Blauth and Gekeler2 extended the concept of brachysyndactyly of the hands and classified it into 4 types : short finger; a typical cleft hand; monodactyly and peromelia. "Brachysyndactyly" according to Swanson’s classification,14 results from undergrowth Group V. Swanson’s classification. However, brachysyndactyly according to Blauth does not necessarily correspond with "Brachysyndactyly" according to Swanson. Swanson has proposed that brachysyndactyly can be categorized as a failure of development, failure of separation of parts, undergrowth (Group I, II and V respectively).
Hirakawa6 has reported 125 cases of symbrachydactyly of the hands and described the sequence of events which results in this deformity.
Miura et al8 revealed x-ray features of 325 patients, with shortening of the metcarpals and/or phalanges analyzed and found that it was impossible to fit them into any simple classification.
Cheng et a [l3] classified 578 cases with a total number of 813 deformities, of the congenital upper limb anomalies with the International Federation of Societies for Surgery of the Hand (IFSSH) after a 10 years of study. There were only 6 cases of brachysyndactyly. They encountered difficulties when trying to differentiate between the atypical cleft hand, brachysyndactyly and transverse arrests. There was an obvious gap in knowledge of the pathogenesis of these anomalies and it is difficult at present to settle this problem rationally.
Maisels  described own suppression theory of cleft hand and foot in seven illustrative cases and found difficulty to differentiate atypical cleft hand from brachysyndactyly. Brachysyndactyly in which the bony phalanges are absent but the fingers represented as nubbins of soft tissue, often with nails. Walker and Clodius  refer to this condition as a pseudo lobster-claw. Barsky  divided this case into two groups : brachysyndactyly and partial ectrodactyly, with syndactyly. But Patterson  included them as a variety of the lobster-claw deformity.
Atypical cleft hand should be considered to be a moderate grade of brachysyndactyly. Atypical cleft hands demonstrate the common features of other types of brachysyndactyly : all cases are unilateral and various degrees of bone hypoplasia exist in the affected fingers as well as the adjacent fingers and in the proximal part of the limbs. 
Uchida et al  revealed several differences in the way symbrachydactyly occurs in the feet, compared to the hands. Symbrachydactyly of the feet represented a spectrum of deformities, which at its least severe is characterized by slight hypoplasia centred around the middle hypoplasia of the distal phalange and normal nails. More advanced case have moderate hypoplasia of the central rays, hypoplasia of the distal phalanges and some nail defects. In my case, moderate hypoplasia of the pre-axial rays and severe hypoplasia of central rays with nail defects were noted.

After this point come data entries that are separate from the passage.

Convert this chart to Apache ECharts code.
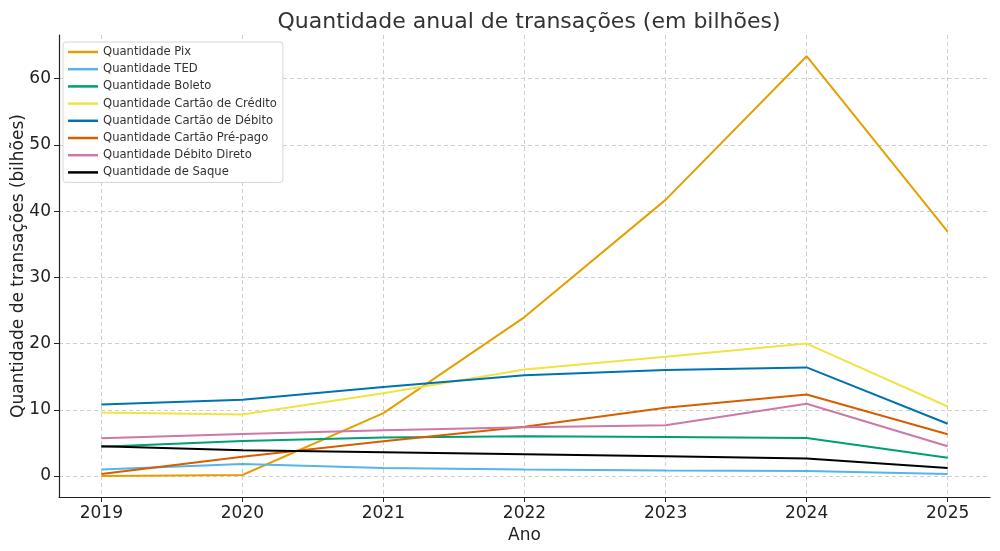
<!DOCTYPE html>
<html>
<head>
<meta charset="utf-8">
<script src="https://cdn.jsdelivr.net/npm/echarts@6/dist/echarts.min.js"></script>
<style>html,body{margin:0;padding:0;background:#fff}#c{width:1000px;height:551px}</style>
</head>
<body>
<div id="c"></div>
<script>
const years = [2019, 2020, 2021, 2022, 2023, 2024, 2025];
const yTicks = [0, 10, 20, 30, 40, 50, 60];
const pix = [0.0, 0.15, 9.5, 24.0, 41.7, 63.4, 36.9];
const ted = [1.0, 1.8, 1.2, 1.0, 0.85, 0.75, 0.3];
const boleto = [4.4, 5.3, 5.8, 6.0, 5.9, 5.75, 2.75];
const credito = [9.6, 9.3, 12.5, 16.1, 18.0, 20.0, 10.5];
const debito = [10.8, 11.5, 13.45, 15.2, 16.0, 16.4, 7.9];
const prepago = [0.3, 2.9, 5.25, 7.45, 10.3, 12.3, 6.3];
const debitoDireto = [5.7, 6.35, 6.9, 7.35, 7.65, 10.9, 4.5];
const saque = [4.5, 3.9, 3.6, 3.3, 3.0, 2.65, 1.2];

const seriesDefs = [
  ['Quantidade Pix', pix, '#E69F00'],
  ['Quantidade TED', ted, '#56B4E9'],
  ['Quantidade Boleto', boleto, '#009E73'],
  ['Quantidade Cartão de Crédito', credito, '#F0E442'],
  ['Quantidade Cartão de Débito', debito, '#0072B2'],
  ['Quantidade Cartão Pré-pago', prepago, '#D55E00'],
  ['Quantidade Débito Direto', debitoDireto, '#CC79A7'],
  ['Quantidade de Saque', saque, '#000000']
];

const font = 'DejaVu Sans';
const chart = echarts.init(document.getElementById('c'), null, {renderer: 'canvas'});
chart.setOption({
  animation: false,
  textStyle: {fontFamily: font},
  title: {
    text: 'Quantidade anual de transações (em bilhões)',
    left: 524, top: 6, textAlign: 'center',
    textStyle: {fontFamily: font, fontSize: 22, fontWeight: 'normal', color: '#333'}
  },
  grid: {left: 59, right: 10, top: 35, bottom: 54, containLabel: false, outerBoundsMode: 'none'},
  legend: {
    orient: 'vertical', left: 63, top: 42,
    padding: [3, 6, 3, 5],
    backgroundColor: '#fff', borderColor: '#d6d6d6', borderWidth: 1, borderRadius: 3,
    icon: 'rect', itemWidth: 30, itemHeight: 2.5, itemGap: 3.2,
    textStyle: {fontFamily: font, fontSize: 11.6, lineHeight: 14, color: '#333'},
    data: seriesDefs.map(s => s[0])
  },
  xAxis: {
    type: 'value', min: 2018.7, max: 2025.3,
    name: 'Ano', nameLocation: 'middle', nameGap: 29,
    nameTextStyle: {fontFamily: font, fontSize: 17, color: '#222'},
    axisLine: {show: true, onZero: false, lineStyle: {color: '#222', width: 1.2}},
    axisTick: {show: true, inside: false, length: 5, customValues: years, lineStyle: {color: '#222'}},
    axisLabel: {customValues: years, fontFamily: font, fontSize: 17, color: '#222', margin: 8, formatter: v => String(Math.round(v))},
    splitLine: {show: true, lineStyle: {color: '#cfcfcf', type: [4, 3], width: 1}}
  },
  yAxis: {
    type: 'value', min: -3.17, max: 66.6,
    name: 'Quantidade de transações (bilhões)', nameLocation: 'middle', nameGap: 32, nameRotate: 90,
    nameMoveOverlap: false,
    nameTextStyle: {fontFamily: font, fontSize: 17, color: '#222'},
    axisLine: {show: true, onZero: false, lineStyle: {color: '#222', width: 1.2}},
    axisTick: {show: true, inside: false, length: 5, customValues: yTicks, lineStyle: {color: '#222'}},
    axisLabel: {customValues: yTicks, fontFamily: font, fontSize: 17, color: '#222', margin: 8, formatter: v => String(Math.round(v))},
    splitLine: {show: true, lineStyle: {color: '#cfcfcf', type: [4, 3], width: 1}}
  },
  series: seriesDefs.map(([name, vals, color]) => ({
    name, type: 'line', showSymbol: false, symbol: 'none',
    data: years.map((y, i) => [y, vals[i]]),
    lineStyle: {color, width: 2},
    itemStyle: {color},
    z: 3
  }))
});
</script>
</body>
</html>
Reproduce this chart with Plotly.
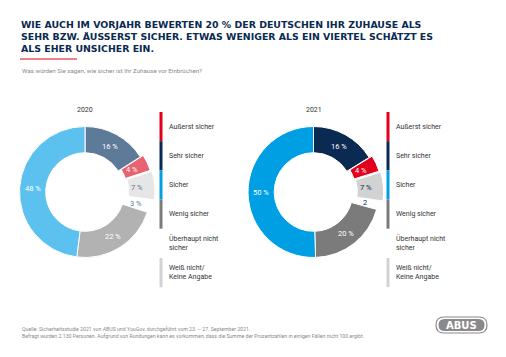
import math
import plotly.graph_objects as go

# ---------------- data ----------------
slice_labels = ["Sehr sicher", "Äußerst sicher", "Weiß nicht/Keine Angabe",
                "Überhaupt nicht sicher", "Wenig sicher", "Sicher"]
values_2020 = [16, 4, 7, 3, 22, 48]
values_2021 = [16, 4, 7, 2, 20, 50]
years = ["2020", "2021"]

legend_labels = ["Außerst sicher", "Sehr sicher", "Sicher", "Wenig sicher",
                 "Überhaupt nicht<br>sicher", "Weiß nicht/<br>Keine Angabe"]
legend_colors = ["#e2001a", "#0a2a52", "#009fe3", "#7b7b7b", "#ffffff", "#d2d2d2"]

title_text = ("WIE AUCH IM VORJAHR BEWERTEN 20 % DER DEUTSCHEN IHR ZUHAUSE ALS<br>"
              "SEHR BZW. ÄUSSERST SICHER. ETWAS WENIGER ALS EIN VIERTEL SCHÄTZT ES<br>"
              "ALS EHER UNSICHER EIN.")
subtitle_text = "Was würden Sie sagen, wie sicher ist Ihr Zuhause vor Einbrüchen?"
footer_text = ("Quelle: Sicherheitsstudie 2021 von ABUS und YouGov, durchgeführt vom 23. – 27. September 2021.<br>"
               "Befragt wurden 2.130 Personen. Aufgrund von Rundungen kann es vorkommen, dass die Summe der Prozentzahlen in einigen Fällen nicht 100 ergibt.")

# ---------------- style ----------------
W, H = 506, 357
FONT = "Roboto"
NAVY = "#0a2a52"
colors_2020 = ["#5d7a99", "#e8636f", "#e6e6e6", "#ffffff", "#b2b2b2", "#5cc1ee"]
colors_2021 = ["#0a2a52", "#e2001a", "#d2d2d2", "#ffffff", "#7b7b7b", "#009fe3"]
txtcol_2020 = ["#ffffff", "#ffffff", "#5d7a99", "#5d7a99", "#ffffff", "#ffffff"]
txtcol_2021 = ["#ffffff", "#ffffff", NAVY, NAVY, "#ffffff", "#ffffff"]
pulls = [0, 0.05, 0.07, 0, 0, 0]

R = 65.5
HOLE = 0.6
maxpull = max(pulls)
centers = [(85, 192), (313.5, 192)]

def dom(cx, cy):
    half = R * (1 + maxpull)
    return dict(x=[(cx - half) / W, (cx + half) / W],
                y=[(H - cy - half) / H, (H - cy + half) / H])

fig = go.Figure()
fig.update_layout(xaxis=dict(visible=False, range=[0, W], fixedrange=True),
                  yaxis=dict(visible=False, range=[H, 0], fixedrange=True))

for vals, cols, tcols, (cx, cy), yr in zip([values_2020, values_2021],
                                           [colors_2020, colors_2021],
                                           [txtcol_2020, txtcol_2021],
                                           centers, years):
    fig.add_trace(go.Pie(
        labels=slice_labels, values=vals, hole=HOLE, sort=False,
        direction="clockwise", rotation=0, pull=pulls,
        marker=dict(colors=cols, line=dict(color="#ffffff", width=1)),
        textinfo="none", domain=dom(cx, cy), showlegend=False, hoverinfo="skip"))
    # value labels, placed at the middle of each slice's ring
    total = sum(vals)
    cum = 0
    r_lab = R * (1 + HOLE) / 2
    for i, v in enumerate(vals):
        ang = 2 * math.pi * (cum + v / 2) / total
        cum += v
        txt = f"{v} %"
        if yr == "2021" and i == 3:
            txt = f"{v}"
        fig.add_annotation(x=cx + r_lab * math.sin(ang), y=cy - r_lab * math.cos(ang),
                           xref="x", yref="y", text=txt, showarrow=False,
                           xanchor="center", yanchor="middle",
                           font=dict(family=FONT, size=7.5, color=tcols[i]))
    fig.add_annotation(x=cx, y=110, xref="x", yref="y",
                       text=yr, showarrow=False, xanchor="center", yanchor="middle",
                       font=dict(family=FONT, size=7, color="#333333"))

shapes = []
legend_x = [161, 388]
seg_top, seg_h = 112, 29.2
for lx in legend_x:
    for i, (lab, col) in enumerate(zip(legend_labels, legend_colors)):
        y0 = seg_top + i * seg_h
        y1 = y0 + seg_h
        shapes.append(dict(type="rect", xref="x", yref="y",
                           x0=lx - 1.5, x1=lx + 1.5, y0=y0, y1=y1,
                           fillcolor=col, line=dict(width=0), layer="above"))
        fig.add_annotation(x=lx + 6, y=(y0 + y1) / 2, xref="x", yref="y",
                           text=lab, showarrow=False,
                           xanchor="left", yanchor="middle", align="left",
                           font=dict(family=FONT, size=7, color="#333333"))

# red rule under the title
shapes.append(dict(type="line", xref="x", yref="y", x0=20, x1=77, y0=59, y1=59,
                   line=dict(color="#e2001a", width=1)))

# ABUS logo
def rrect(x0, y0, x1, y1, r):
    return (f"M{x0+r},{y0} L{x1-r},{y0} Q{x1},{y0} {x1},{y0+r} L{x1},{y1-r} "
            f"Q{x1},{y1} {x1-r},{y1} L{x0+r},{y1} Q{x0},{y1} {x0},{y1-r} "
            f"L{x0},{y0+r} Q{x0},{y0} {x0+r},{y0} Z")

shapes.append(dict(type="path", xref="x", yref="y",
                   path=rrect(436, 317, 487, 333, 8),
                   fillcolor="#ffffff", line=dict(color="#8a8a8a", width=1.2)))
shapes.append(dict(type="path", xref="x", yref="y",
                   path=rrect(438.5, 319, 484.5, 331, 6),
                   fillcolor="#8a8a8a", line=dict(width=0)))
fig.add_annotation(x=461.5, y=325.3, xref="x", yref="y", text="<b>ABUS</b>",
                   showarrow=False, xanchor="center", yanchor="middle",
                   font=dict(family="DejaVu Sans", size=10, color="#ffffff"))

# title
fig.add_annotation(x=19, y=17, xref="x", yref="y",
                   text=f"<b>{title_text}</b>", showarrow=False, xanchor="left",
                   yanchor="top", align="left",
                   font=dict(family="DejaVu Sans", size=9.4, color=NAVY))
fig.add_annotation(x=20, y=71, xref="x", yref="y",
                   text=subtitle_text, showarrow=False, xanchor="left",
                   yanchor="middle", align="left",
                   font=dict(family=FONT, size=6.2, color="#8a8a8a"))
fig.add_annotation(x=20, y=332, xref="x", yref="y",
                   text=footer_text, showarrow=False, xanchor="left",
                   yanchor="middle", align="left",
                   font=dict(family=FONT, size=5.2, color="#8a8a8a"))

fig.update_layout(width=W, height=H, margin=dict(l=0, r=0, t=0, b=0),
                  paper_bgcolor="#ffffff", plot_bgcolor="rgba(0,0,0,0)",
                  shapes=shapes)
fig.write_html("out.html", config={"displayModeBar": False},
               post_script="document.body.style.margin='0';document.body.style.overflow='hidden';")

Sharma et al  described a father and his daughter with unique pattern of pre-axial brachysyndactyly and unusual facial appearance. There were short first metacarpals and hypoplastic phalanges of the thumb and index finger with incomplete syndactyly. In author reported case little finger was three phalangeal, thumb and index finger was two phalangeal, ring finger was single phalangeal and middle finger was without phalange.
Brachysyndactyly of the hand is relatively controversial. The aetiology, mechanism of development, pathogenesis and classification of this condition has not been delineated. Further characterization of it is necessary.